AMUR
soigne son image.
Le
soleil enfin revenu après des semaines de grisaille presque ininterrompue
n’aura pas réussi à attirer tous les amuriens à Saint Symphorien.
Quelques
grippes bien de saison, des départs en vacances, des repas dominicaux, des
visites imprévues ont réduit le groupe mais nous sommes encore dix-huit à
prendre la direction du bourg. Nous quitterons vite le goudron pour nous élever
au-dessus de la vallée du Mesvrin.
Sous
nos pieds, la boue mais à la hauteur des yeux un panorama à couper le souffle à
moins que ce ne soit la pente raide.
Nous déplorons que la croix de la Messe
soit envahie par la végétation et, recouverte par endroits de mousse, elle se
fond dans le paysage ; bientôt plus personne ne la remarquera.
Nous
en aurons définitivement fini avec la montée : ce sera du plat ou de la
descente. Deux maisons isolées ont totalement changé d’aspect, l’une, une
ancienne fermette a été restaurée avec goût. Les murs sont en pierre apparente
et de larges baies laissent pénétrer la lumière. L’autre, une propriété dont
nous admirions le parc semble abandonnée.
Roger
est inquiet. Nous allons bientôt aborder une descente abrupte et une couche de
neige verglacée risquerait de nous causer des difficultés.
Heureusement le sol
est dégagé et personne ne glissera.
Des
hurlements, des mugissements, des rugissements nous intriguent depuis quelque
temps, des silhouettes orange se déplacent, nous reconnaissons quelques
aboiements. Face à nous se déroule une battue aux sangliers. Nous allons devoir
adopter l’attitude de circonstance.
Soyons
tartufes . Voici justement un spécimen à la parure rutilante Si son ramage se
rapporte à son plumage… Mais non, il n’est que douceur. Nous donnons dans
l’onctuosité. Jamais chasseurs et randonneurs ne se seront tant chéris. J’aime
le son du cor au fond des bois quand il annonce la fin de la battue, parce qu’au
cours des 100 mètres parcourus avec notre nouvel ami nous avons eu le temps d’apprendre
le langage.
Revenons
à la nature vierge de toute vie.
Des châtaigniers centenaires qui surplombent un vallon miniature bordent une allée.

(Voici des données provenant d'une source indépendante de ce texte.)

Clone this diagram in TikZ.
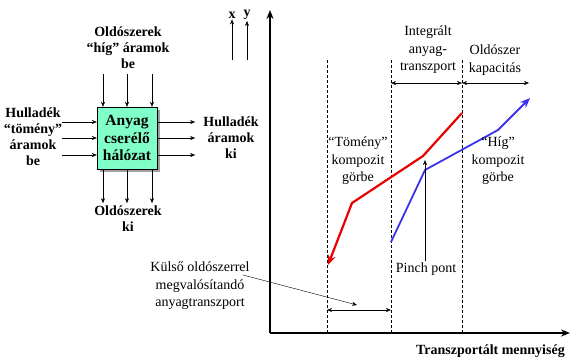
\documentclass[tikz,border=0pt]{standalone}
\usepackage{fontspec}
\setmainfont{Liberation Serif}
\usepackage{tikz}
\usetikzlibrary{arrows.meta}
\definecolor{BoxGreen}{RGB}{128, 255, 200}
\definecolor{CurveRed}{RGB}{230, 0, 0}
\definecolor{CurveBlue}{RGB}{60, 50, 235}

\begin{document}
\begin{tikzpicture}[x=1pt, y=-1pt, >={Stealth[length=5pt, width=4pt]},
    lbl/.style={align=center, inner sep=1pt, font=\fontsize{14}{16}\selectfont\bfseries},
    txt/.style={align=center, inner sep=1pt, font=\fontsize{14}{17.5}\selectfont}]
          \useasboundingbox (0,0) rectangle (576,362);
          % network box
          \fill[gray!75] (100,110) rectangle (160,172);
          \node[draw, fill=BoxGreen, minimum width=60pt, minimum height=62pt, inner sep=0pt, align=center,
                font=\fontsize{15.5}{17.5}\selectfont\bfseries] (halo) at (127,138) {Anyag\\cserélő\\hálózat};
          \foreach \d in {-24,0,25} {
            \draw[->] ([xshift=\d pt, yshift=33pt]halo.north) -- ([xshift=\d pt]halo.north);
            \draw[->] ([xshift=\d pt]halo.south) -- ([xshift=\d pt, yshift=-34pt]halo.south);
          }
          \foreach \d in {16,0,-17} {
            \draw[->] ([xshift=-35pt, yshift=\d pt]halo.west) -- ([yshift=\d pt]halo.west);
            \draw[->] ([yshift=\d pt]halo.east) -- ([xshift=38pt, yshift=\d pt]halo.east);
          }
          \node[lbl] (higbe) at (128,48) {Oldószerek\\“híg” áramok\\be};
          \node[lbl] (tombe) at (33,137) {Hulladék\\“tömény”\\áramok\\be};
          \node[lbl] (hulki) at (231,138) {Hulladék\\áramok\\ki};
          \node[lbl] (oldki) at (128,219) {Oldószerek\\ki};
          % axes
          \node[lbl] (xl) at (232,15) {x};
          \node[lbl] (yl) at (247,15) {y};
          \draw[->] (232,60) -- (xl.south);
          \draw[->] (247,60) -- (yl.south);
          \draw[line width=1.6pt, -{Stealth[length=9pt, width=7pt]}] (270,333) -- (270,10);
          \draw[line width=1.6pt, -{Stealth[length=9pt, width=7pt]}] (270,333) -- (570,333);
          \node[lbl, anchor=east] (tmenny) at (566,351) {Transzportált mennyiség};
          % zones
          \foreach \x in {327,391,462}
            \draw[dashed, dash pattern=on 3pt off 2pt] (\x,60) -- (\x,333);
          \draw[<->] (391,83) -- (462,83);
          \draw[<->] (462,83) -- (529,83);
          \draw[<->] (327,310) -- (391,310);
          \node[txt] (integ) at (428,50) {Integrált\\anyag-\\transzport};
          \node[txt] (kapac) at (495,60) {Oldószer\\kapacitás};
          % composite curves
          \draw[CurveRed, line width=2.2pt, -{Stealth[length=10pt, width=8pt]}] (462,113) -- (423,156) -- (352,203) -- (328,265);
          \draw[CurveBlue, line width=1.8pt, -{Stealth[length=10pt, width=8pt]}] (391,242) -- (425,170) -- (498,130) -- (530,98);
          \node[txt] (tomeny) at (358,161) {“Tömény”\\kompozit\\görbe};
          \node[txt] (hig) at (498,161) {“Híg”\\kompozit\\görbe};
          % pinch
          \node[txt] (pinch) at (426,269) {Pinch pont};
          \coordinate (pp) at (425,160);
          \draw[->] (pinch.north -| pp) -- (pp);
          % external solvent
          \node[txt] (kulso) at (200,286) {Külső oldószerrel\\megvalósítandó\\anyagtranszport};
          \coordinate (ks) at (243,275);
          \coordinate (ke) at (357,305);
          \draw[->] (ks) -- (ke);
        \end{tikzpicture}
\end{document}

Nous traversons la ferme en ruine du Bois
des Vignes
et nous plongeons sur le stade de Marmagne. Roger et Daniel
redécouvrent avec attendrissement le ruisseau qui servait de douche lorsqu’ils tapaient
dans la ballon rond il y a maintenant cinquante ans.
Hâtons-nous
parce que nous avons un rendez-vous important. Nous visitons la ferme de
Laurent.
Notre groupe se renforce de trois nouveaux membres. Nous ne sommes pas
tout à fait en terre inconnue mais nous avons pour la plupart une connaissance
superficielle de la vie des éleveurs du 21ème siècle. Laurent et son
épouse nous introduisent dans l’étable où 117 charolaises alignées
engloutissent un mélange de paille et d’ensilage d’herbe.
Les veaux jouissent
d’une certaine liberté et possèdent des mini-parcs où ils peuvent se réfugier. Une
caméra veille sous la charpente, évitant des sorties inutiles dans la nuit
froide. En une heure nous échangerons sur le quotidien d’un agriculteur, les
horaires aléatoires, les sélections, les vêlages, la gestion du cheptel, les
accidents ou les maladies, le suivi génétique, la traçabilité, le caractère des
bovins, les contrôles et les normes européennes. L’avenir de la profession est
également évoqué. Les enfants voudront-ils ou pourront-ils prendre la
succession ? On parle plus en centaines de tonnes qu’en kilos que ce soit
pour le nettoyage de l’étable ou pour les quantités d’ensilage à entreposer
pour une utilisation sur trois mois.
Il
faut penser à arrêter nos questions car la journée de notre exploitant n’est
pas terminée, loin de là. Le couple se joint à nous pour nos agapes habituelles
de fin de rando.
Parfois mille petits pas permettent de faire un grand
pas pour la reconnaissance de la diversité des utilisateurs de notre environnement et pour une compréhension mutuelle.